Below are entries. Copy exactly the lines running from the line that holds "Reproduce this chart with matplotlib." to the line that holds "yticks = [27.5, 30.0, 32.5, 35.0, 37.5]", with both ends included.

--- start GIVEN DATA ---

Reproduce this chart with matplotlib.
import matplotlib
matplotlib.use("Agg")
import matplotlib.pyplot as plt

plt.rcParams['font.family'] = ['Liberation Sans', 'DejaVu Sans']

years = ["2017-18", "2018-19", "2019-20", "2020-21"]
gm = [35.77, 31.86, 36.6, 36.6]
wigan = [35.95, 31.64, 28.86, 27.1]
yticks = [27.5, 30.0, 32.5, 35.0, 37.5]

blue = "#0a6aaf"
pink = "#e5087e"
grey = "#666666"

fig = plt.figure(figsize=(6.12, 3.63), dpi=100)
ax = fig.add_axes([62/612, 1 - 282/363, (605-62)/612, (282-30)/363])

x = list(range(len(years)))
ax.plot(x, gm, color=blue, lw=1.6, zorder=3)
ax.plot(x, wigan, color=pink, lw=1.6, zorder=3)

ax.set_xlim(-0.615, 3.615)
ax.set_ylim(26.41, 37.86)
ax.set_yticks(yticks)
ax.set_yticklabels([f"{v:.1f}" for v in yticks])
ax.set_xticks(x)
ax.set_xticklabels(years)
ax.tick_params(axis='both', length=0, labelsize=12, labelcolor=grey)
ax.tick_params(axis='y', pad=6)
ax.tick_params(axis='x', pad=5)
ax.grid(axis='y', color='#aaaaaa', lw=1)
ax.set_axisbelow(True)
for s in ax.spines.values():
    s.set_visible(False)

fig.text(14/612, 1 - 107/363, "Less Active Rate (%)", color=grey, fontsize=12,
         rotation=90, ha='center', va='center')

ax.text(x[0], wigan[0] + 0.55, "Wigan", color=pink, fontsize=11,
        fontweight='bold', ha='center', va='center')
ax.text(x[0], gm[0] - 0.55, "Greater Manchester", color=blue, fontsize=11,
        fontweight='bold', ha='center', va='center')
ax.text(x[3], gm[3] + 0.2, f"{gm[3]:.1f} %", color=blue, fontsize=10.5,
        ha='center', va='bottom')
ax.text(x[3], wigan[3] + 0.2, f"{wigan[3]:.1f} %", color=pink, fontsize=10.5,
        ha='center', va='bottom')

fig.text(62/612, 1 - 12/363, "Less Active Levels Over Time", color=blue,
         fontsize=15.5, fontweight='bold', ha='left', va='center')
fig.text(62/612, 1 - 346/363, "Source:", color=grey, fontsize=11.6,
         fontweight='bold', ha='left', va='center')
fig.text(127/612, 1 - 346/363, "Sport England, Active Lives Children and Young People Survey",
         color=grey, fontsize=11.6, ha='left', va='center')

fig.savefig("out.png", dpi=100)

--- end GIVEN DATA ---
--- start GIVEN DATA ---

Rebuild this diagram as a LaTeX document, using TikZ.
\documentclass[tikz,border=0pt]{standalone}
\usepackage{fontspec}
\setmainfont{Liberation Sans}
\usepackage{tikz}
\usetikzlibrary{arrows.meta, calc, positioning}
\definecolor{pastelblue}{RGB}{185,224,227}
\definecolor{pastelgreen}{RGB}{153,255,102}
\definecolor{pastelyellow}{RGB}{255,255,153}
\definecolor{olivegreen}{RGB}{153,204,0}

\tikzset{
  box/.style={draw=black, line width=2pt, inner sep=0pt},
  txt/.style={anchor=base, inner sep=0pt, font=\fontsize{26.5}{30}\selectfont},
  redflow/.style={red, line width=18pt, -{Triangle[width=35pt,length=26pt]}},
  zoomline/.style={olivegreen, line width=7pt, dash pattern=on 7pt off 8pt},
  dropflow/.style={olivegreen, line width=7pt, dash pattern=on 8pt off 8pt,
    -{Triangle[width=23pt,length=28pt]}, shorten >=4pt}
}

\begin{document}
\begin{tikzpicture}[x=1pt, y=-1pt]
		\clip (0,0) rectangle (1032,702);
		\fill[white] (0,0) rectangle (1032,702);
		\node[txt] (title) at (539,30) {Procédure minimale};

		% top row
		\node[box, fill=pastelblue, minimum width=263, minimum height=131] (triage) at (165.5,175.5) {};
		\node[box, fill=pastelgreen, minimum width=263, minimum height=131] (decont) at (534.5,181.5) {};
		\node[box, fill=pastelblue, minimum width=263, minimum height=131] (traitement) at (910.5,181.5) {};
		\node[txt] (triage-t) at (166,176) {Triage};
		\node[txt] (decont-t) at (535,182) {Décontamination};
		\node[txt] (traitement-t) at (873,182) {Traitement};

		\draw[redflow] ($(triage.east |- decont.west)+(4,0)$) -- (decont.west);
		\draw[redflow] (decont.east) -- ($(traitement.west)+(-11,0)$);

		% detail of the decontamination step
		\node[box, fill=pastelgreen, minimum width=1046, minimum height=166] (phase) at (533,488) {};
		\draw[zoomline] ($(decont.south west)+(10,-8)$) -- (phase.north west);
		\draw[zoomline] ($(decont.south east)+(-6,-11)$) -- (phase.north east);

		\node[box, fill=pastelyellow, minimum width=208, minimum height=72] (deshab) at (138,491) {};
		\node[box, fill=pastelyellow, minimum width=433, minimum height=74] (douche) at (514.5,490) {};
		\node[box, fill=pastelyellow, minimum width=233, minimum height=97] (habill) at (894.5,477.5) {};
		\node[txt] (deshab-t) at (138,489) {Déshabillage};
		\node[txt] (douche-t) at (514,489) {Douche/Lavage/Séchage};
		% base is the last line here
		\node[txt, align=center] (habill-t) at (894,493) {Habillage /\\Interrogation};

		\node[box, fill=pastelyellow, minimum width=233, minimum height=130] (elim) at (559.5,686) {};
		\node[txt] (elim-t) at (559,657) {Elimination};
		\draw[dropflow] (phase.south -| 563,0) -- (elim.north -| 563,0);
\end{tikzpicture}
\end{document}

--- end GIVEN DATA ---
--- start GIVEN DATA ---

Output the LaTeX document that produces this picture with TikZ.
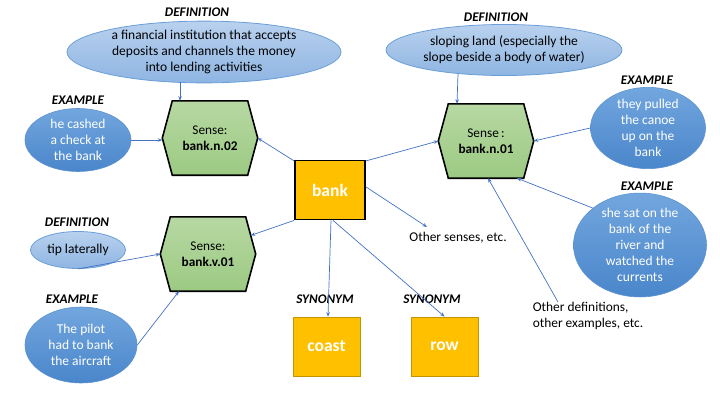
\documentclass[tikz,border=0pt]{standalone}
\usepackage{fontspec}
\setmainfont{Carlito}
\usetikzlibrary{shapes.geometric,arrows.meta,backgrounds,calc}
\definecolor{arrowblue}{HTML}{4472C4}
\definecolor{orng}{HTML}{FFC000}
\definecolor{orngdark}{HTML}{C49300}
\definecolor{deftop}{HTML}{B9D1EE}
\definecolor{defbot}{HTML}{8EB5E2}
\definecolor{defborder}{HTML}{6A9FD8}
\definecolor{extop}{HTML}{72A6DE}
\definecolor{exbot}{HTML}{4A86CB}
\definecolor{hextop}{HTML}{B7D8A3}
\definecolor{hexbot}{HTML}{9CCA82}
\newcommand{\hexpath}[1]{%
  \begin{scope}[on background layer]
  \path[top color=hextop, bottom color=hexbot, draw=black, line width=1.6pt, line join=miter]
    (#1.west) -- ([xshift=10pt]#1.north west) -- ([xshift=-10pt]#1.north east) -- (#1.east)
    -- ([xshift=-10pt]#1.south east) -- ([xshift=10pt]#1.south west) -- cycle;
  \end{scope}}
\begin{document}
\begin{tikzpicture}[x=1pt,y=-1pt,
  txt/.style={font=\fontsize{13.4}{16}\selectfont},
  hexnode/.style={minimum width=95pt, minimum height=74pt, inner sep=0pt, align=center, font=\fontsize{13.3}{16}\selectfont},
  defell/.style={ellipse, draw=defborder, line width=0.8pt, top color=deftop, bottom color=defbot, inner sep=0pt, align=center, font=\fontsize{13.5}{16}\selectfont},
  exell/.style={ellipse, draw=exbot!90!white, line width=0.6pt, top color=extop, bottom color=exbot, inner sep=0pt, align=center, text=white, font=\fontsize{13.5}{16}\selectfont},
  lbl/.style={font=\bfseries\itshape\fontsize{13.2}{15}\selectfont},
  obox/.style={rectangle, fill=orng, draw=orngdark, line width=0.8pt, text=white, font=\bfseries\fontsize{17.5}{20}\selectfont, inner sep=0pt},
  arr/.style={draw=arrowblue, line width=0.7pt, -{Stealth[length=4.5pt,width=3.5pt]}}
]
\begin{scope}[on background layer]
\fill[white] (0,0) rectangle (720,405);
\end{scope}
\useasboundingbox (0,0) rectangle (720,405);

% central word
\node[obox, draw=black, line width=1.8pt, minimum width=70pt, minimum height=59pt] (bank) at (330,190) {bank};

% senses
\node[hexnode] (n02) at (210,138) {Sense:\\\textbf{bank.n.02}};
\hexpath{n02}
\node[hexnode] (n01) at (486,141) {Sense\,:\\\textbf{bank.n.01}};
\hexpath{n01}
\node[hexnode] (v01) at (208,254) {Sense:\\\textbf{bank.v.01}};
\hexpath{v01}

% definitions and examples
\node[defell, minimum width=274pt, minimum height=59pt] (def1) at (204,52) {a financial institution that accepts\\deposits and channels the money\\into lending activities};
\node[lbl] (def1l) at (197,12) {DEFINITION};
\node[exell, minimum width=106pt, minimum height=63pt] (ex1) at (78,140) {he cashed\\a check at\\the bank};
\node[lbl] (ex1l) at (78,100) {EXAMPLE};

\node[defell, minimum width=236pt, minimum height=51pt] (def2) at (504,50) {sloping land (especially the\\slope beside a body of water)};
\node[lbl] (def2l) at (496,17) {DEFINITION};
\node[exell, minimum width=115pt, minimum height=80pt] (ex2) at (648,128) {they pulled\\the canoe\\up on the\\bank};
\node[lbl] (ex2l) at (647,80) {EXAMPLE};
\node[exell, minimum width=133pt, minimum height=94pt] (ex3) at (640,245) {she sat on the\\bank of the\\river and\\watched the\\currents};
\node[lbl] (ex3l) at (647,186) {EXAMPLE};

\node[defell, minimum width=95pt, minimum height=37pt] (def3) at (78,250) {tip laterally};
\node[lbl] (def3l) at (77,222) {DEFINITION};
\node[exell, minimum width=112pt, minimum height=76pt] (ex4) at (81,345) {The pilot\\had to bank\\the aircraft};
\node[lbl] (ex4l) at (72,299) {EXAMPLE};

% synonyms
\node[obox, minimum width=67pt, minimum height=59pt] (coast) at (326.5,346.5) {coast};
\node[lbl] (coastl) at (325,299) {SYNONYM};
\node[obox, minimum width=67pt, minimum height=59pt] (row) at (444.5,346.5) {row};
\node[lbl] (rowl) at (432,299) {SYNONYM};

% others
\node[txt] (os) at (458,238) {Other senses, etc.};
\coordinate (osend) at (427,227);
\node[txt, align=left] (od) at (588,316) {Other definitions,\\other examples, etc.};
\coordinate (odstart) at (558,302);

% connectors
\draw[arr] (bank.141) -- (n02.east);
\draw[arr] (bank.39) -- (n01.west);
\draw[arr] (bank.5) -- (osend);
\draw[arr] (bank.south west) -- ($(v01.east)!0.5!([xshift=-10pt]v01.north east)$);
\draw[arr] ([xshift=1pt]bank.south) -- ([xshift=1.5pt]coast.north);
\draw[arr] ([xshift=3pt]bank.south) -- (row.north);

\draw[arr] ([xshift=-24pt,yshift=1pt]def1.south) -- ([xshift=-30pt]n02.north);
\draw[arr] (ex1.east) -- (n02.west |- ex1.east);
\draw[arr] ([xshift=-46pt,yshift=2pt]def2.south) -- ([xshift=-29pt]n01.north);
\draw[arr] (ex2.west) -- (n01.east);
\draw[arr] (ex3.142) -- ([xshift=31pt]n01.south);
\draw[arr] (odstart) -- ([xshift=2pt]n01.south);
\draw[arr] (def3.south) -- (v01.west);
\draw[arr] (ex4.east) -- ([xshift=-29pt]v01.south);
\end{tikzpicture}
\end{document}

--- end GIVEN DATA ---

● SOLUTION TO THIS EXERCISE:
Reproduce this chart with matplotlib.
import matplotlib
matplotlib.use("Agg")
import matplotlib.pyplot as plt

plt.rcParams['font.family'] = ['Liberation Sans', 'DejaVu Sans']

years = ["2017-18", "2018-19", "2019-20", "2020-21"]
gm = [35.77, 31.86, 36.6, 36.6]
wigan = [35.95, 31.64, 28.86, 27.1]
yticks = [27.5, 30.0, 32.5, 35.0, 37.5]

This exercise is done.